On the stand, Robinson twice recounted the night of Oct. 5, when he strangled McKinney to death.

Guided by defense attorney Maj. Kwasi Hawks, Robinson described an evening of physical and verbal abuse from McKinney culminating in a furious struggle to defend himself — and reason with her — as she tried to stab him with an 8-inch knife.

Robinson described 10 or 15 minutes of fighting during which he struck McKinney in the head, pushed her head away as she tried to stab him, then finally choked her, all in self-defense.

Under aggressive cross examination, prosecutor Capt. Richard DiMeglio hammered home on several points:

¶ Robinson claims to have killed McKinney in self-defense, but was able to muscle her around before killing her.

¶ Robinson received no serious wounds in the fight with McKinney, while he struck at least two severe blows to her head that brought blood, then choked her to death.

¶ Robinson never tried to leave the apartment as, he claimed, McKinney became more aggitated.

“Why didn’t you walk out the door?” DiMeglio asked. “If you wanted to get away, that would be the smart thing to do, wouldn’t it?” Robinson responded that he couldn’t find his keys.

Killing McKinney, DiMeglio said, would have solved what Robinson conceded was “a big problem”: a 19-year marriage, and a seven-year relationship with McKinney, who wanted to marry him. But Robinson maintained that he loved both women.

Robinson, who never spoke above a low monotone while on the stand, said he had been drinking during the day on Oct. 5 before he and McKinney had a night on the town. McKinney became angry during the evening, which included drinks at the Benjamin Franklin Village bowling center in Mannheim where McKinney worked, and she accused him of talking to other women.

When they returned to the Neuhermsheim apartment they shared, Robinson testified, McKinney first sulked, then began striking him.

He said as he tried to find his keys to leave, McKinney got a knife from the kitchen and attacked him.

After he realized McKinney was dead, he decided to kill himself, Robinson said. He picked her body off the bedroom floor and placed it on their bed. Then he cut his wrists, knelt beside the bed “and said what I thought was my last prayer, kissed Pearl goodbye and lay down beside her” to die.

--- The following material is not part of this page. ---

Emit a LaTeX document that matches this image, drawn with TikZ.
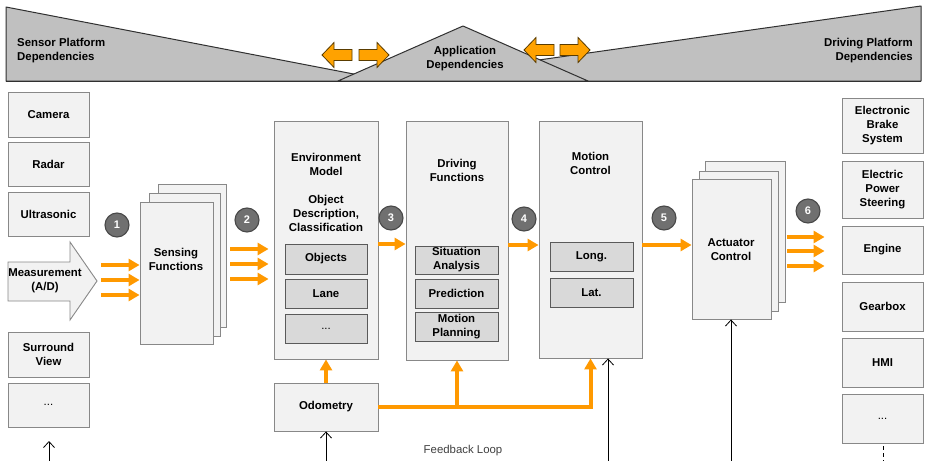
\documentclass[tikz,border=0pt]{standalone}
\usepackage{fontspec}
\setmainfont{Liberation Sans}
\usetikzlibrary{arrows.meta}
\definecolor{org}{HTML}{FF9900}
\definecolor{orgfill}{HTML}{FFA200}
\definecolor{orgline}{HTML}{5A3C00}
\definecolor{boxline}{HTML}{888888}
\definecolor{boxfill}{HTML}{F2F2F2}
\definecolor{subline}{HTML}{5A5A5A}
\definecolor{subfill}{HTML}{D9D9D9}
\definecolor{bandfill}{HTML}{C0C0C0}
\definecolor{bandline}{HTML}{303030}
\definecolor{numfill}{HTML}{707070}
\definecolor{numline}{HTML}{484848}
\definecolor{fbtext}{HTML}{404040}
\tikzset{
  box/.style={draw=boxline, fill=boxfill, line width=0.9pt, inner sep=0pt, align=center},
  sub/.style={draw=subline, fill=subfill, line width=0.9pt, inner sep=0pt, align=center},
  ttl/.style={inner sep=0pt, align=center},
  num/.style={circle, draw=numline, fill=numfill, text=white, minimum size=24pt, inner sep=0pt, line width=1.1pt, font=\fontsize{11}{13}\selectfont\bfseries},
  oarr/.style={draw=org, line width=4pt, line join=miter, -{Triangle[length=11pt,width=12pt]}},
  karr/.style={draw=black, line width=0.8pt, -{Straight Barb[length=6pt,width=11pt]}},
  band/.style={fill=bandfill, draw=bandline, line width=1pt, line join=round},
  barrow/.pic={\draw[fill=orgfill, draw=orgline, line width=0.8pt, line join=miter]
     (0,0) -- (12,-12.5) -- (12,-5.5) -- (30,-5.5) -- (30,5.5) -- (12,5.5) -- (12,12.5) -- cycle;}
}
\begin{document}
\begin{tikzpicture}[x=1pt,y=-1pt,font=\fontsize{11.4}{14}\selectfont\bfseries]
\useasboundingbox (0,0) rectangle (925,460);
\fill[white] (0,0) rectangle (925,460);

% ---------- top band ----------
\draw[band] (6,7) -- (6,81) -- (390,81) -- cycle;
\draw[band] (921,6) -- (921,81) -- (390,81) -- cycle;
\draw[band] (338,81) -- (463,26) -- (588,81) -- cycle;
\draw[bandline, line width=1pt] (6,81) -- (921,81);
\node[ttl, align=left, anchor=west] (spd) at (17,51) {Sensor Platform\\Dependencies};
\node[ttl] (apd) at (465,59) {Application\\Dependencies};
\node[ttl, align=right, anchor=east] (dpd) at (913,51) {Driving Platform\\Dependencies};
\pic at (322,55) {barrow};
\pic[xscale=-1] at (389,55) {barrow};
\pic at (524,50) {barrow};
\pic[xscale=-1] at (590,50) {barrow};

% ---------- left column ----------
\node[box, minimum width=81pt, minimum height=45pt] (camera) at (48.5,114.5) {Camera};
\node[box, minimum width=81pt, minimum height=44pt] (radar) at (48.5,164) {Radar};
\node[box, minimum width=81pt, minimum height=44pt] (ultra) at (48.5,214) {Ultrasonic};
\draw[draw=boxline, fill=boxfill, line width=0.9pt, line join=miter]
  (8,262) -- (70,262) -- (70,242) -- (97,281) -- (70,320) -- (70,301) -- (8,301) -- cycle;
\node[ttl] (meas) at (45,281) {Measurement\\(A/D)};
\node[box, minimum width=81pt, minimum height=45pt] (surround) at (48.5,354.5) {Surround\\View};
\node[box, minimum width=81pt, minimum height=44pt] (dotsL) at (48.5,405) {\mdseries ...};

% ---------- sensing functions ----------
\node[box, minimum width=68pt, minimum height=143pt] (sensb) at (192,255.5) {};
\node[box, minimum width=71pt, minimum height=143pt] (sensm) at (184.5,264.5) {};
\node[box, minimum width=73pt, minimum height=142pt] (sensf) at (176.5,273) {};
\node[ttl] (senst) at (176,259) {Sensing\\Functions};

% ---------- environment model ----------
\node[box, minimum width=104pt, minimum height=238pt] (env) at (326,240) {};
\node[ttl] (envt) at (326,192) {Environment\\Model\\[14pt]Object\\Description,\\Classification};
\node[sub, minimum width=82pt, minimum height=30pt] (objects) at (326,259) {Objects};
\node[sub, minimum width=82pt, minimum height=29pt] (lane) at (326,293.5) {Lane};
\node[sub, minimum width=82pt, minimum height=29pt] (envdots) at (326,328.5) {\mdseries ...};

% ---------- driving functions ----------
\node[box, minimum width=102pt, minimum height=239pt] (drive) at (457,240.5) {};
\node[ttl] (drivet) at (457,170) {Driving\\Functions};
\node[sub, minimum width=83pt, minimum height=28pt] (sit) at (456.5,260) {Situation\\Analysis};
\node[sub, minimum width=83pt, minimum height=29pt] (pred) at (456.5,293.5) {Prediction};
\node[sub, minimum width=83pt, minimum height=29pt] (mplan) at (456.5,326.5) {Motion\\Planning};

% ---------- motion control ----------
\node[box, minimum width=103pt, minimum height=237pt] (motion) at (590.5,239.5) {};
\node[ttl] (motiont) at (590.5,163) {Motion\\Control};
\node[sub, minimum width=83pt, minimum height=29pt] (long) at (591.5,256.5) {Long.};
\node[sub, minimum width=83pt, minimum height=29pt] (lat) at (591.5,292.5) {Lat.};

% ---------- actuator control ----------
\node[box, minimum width=80pt, minimum height=141pt] (actb) at (745,231.5) {};
\node[box, minimum width=79pt, minimum height=140pt] (actm) at (738.5,241) {};
\node[box, minimum width=79pt, minimum height=140pt] (actf) at (731.5,249) {};
\node[ttl] (actt) at (731,249.5) {Actuator\\Control};

% ---------- right column ----------
\node[box, minimum width=81pt, minimum height=55pt] (ebs) at (882.5,125.5) {Electronic\\Brake\\System};
\node[box, minimum width=81pt, minimum height=57pt] (eps) at (882.5,189.5) {Electric\\Power\\Steering};
\node[box, minimum width=81pt, minimum height=48pt] (engine) at (882.5,250) {Engine};
\node[box, minimum width=81pt, minimum height=49pt] (gearbox) at (882.5,306.5) {Gearbox};
\node[box, minimum width=81pt, minimum height=49pt] (hmi) at (882.5,362.5) {HMI};
\node[box, minimum width=81pt, minimum height=49pt] (dotsR) at (882.5,418.5) {\mdseries ...};

% ---------- odometry ----------
\node[box, minimum width=104pt, minimum height=48pt] (odo) at (326,407) {Odometry};

% ---------- number circles ----------
\node[num] (n1) at (117,225) {1};
\node[num] (n2) at (247,220) {2};
\node[num] (n3) at (391,218) {3};
\node[num] (n4) at (524,219) {4};
\node[num] (n5) at (664,218) {5};
\node[num] (n6) at (808,211) {6};

% ---------- orange connectors ----------
\coordinate (a1a) at (101,265);
\coordinate (a1b) at (101,280);
\coordinate (a1c) at (101,295);
\foreach \c in {a1a,a1b,a1c} \draw[oarr] (\c) -- (sensf.west |- \c);
\coordinate (a2a) at (230,249);
\coordinate (a2b) at (230,264);
\coordinate (a2c) at (230,279);
\foreach \c in {a2a,a2b,a2c} \draw[oarr, shorten >=5pt] (\c) -- (env.west |- \c);
\coordinate (a3) at (378,244);
\draw[oarr] (env.east |- a3) -- (drive.west |- a3);
\coordinate (a4) at (508,245);
\draw[oarr] (drive.east |- a4) -- (motion.west |- a4);
\coordinate (a5) at (642,245);
\draw[oarr] (motion.east |- a5) -- (actf.west |- a5);
\coordinate (a6a) at (787,237);
\coordinate (a6b) at (787,251);
\coordinate (a6c) at (787,266);
\foreach \c in {a6a,a6b,a6c} \draw[oarr, shorten >=17pt] (\c) -- (engine.west |- \c);

\draw[oarr] (odo.north) -- (env.south);
\draw[oarr] (odo.east) -| (motion.south);
\draw[oarr] (drive.south |- odo.east) -- (drive.south);

% ---------- black feedback arrows ----------
\coordinate (fbL) at (49,462);
\coordinate (fbLt) at (49,441);
\draw[karr] (fbL) -- (fbLt);
\coordinate (fbO) at (326,462);
\draw[karr] (fbO) -- (odo.south);
\coordinate (fbM) at (608,462);
\draw[karr] (fbM) -- (fbM |- motion.south);
\coordinate (fbA) at (731,462);
\draw[karr] (fbA) -- (fbA |- actf.south);
\coordinate (dsh1) at (883,446);
\coordinate (dsh2) at (883,462);
\draw[black, line width=0.8pt, dash pattern=on 4pt off 3pt] (dsh1) -- (dsh2);

\node[ttl, font=\fontsize{11.4}{14}\selectfont, text=fbtext] (fb) at (463,451) {Feedback Loop};
\end{tikzpicture}
\end{document}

During Wednesday’s court-martial, Hawks brought in witnesses describing Robinson as a diligent worker with no violent history, in contrast to McKinney, a volatile woman who attacked Robinson with a knife in 1996.

In the 16 months they worked together, “I can’t say I ever saw him angry,” said Sgt. 1st Class Charles Shank, of the 69th Transportation Company. In situations where Shank said he would have “cursed [a soldier] out,” Robinson simply “would make the soldier do his job. That was it.”

John Davis, who owns a Mannheim barbecue restaurant said Robinson “was always quiet.” McKinney “was the one who was in control of everything. She was the bossy one.”

The trial is scheduled to resume Thursday.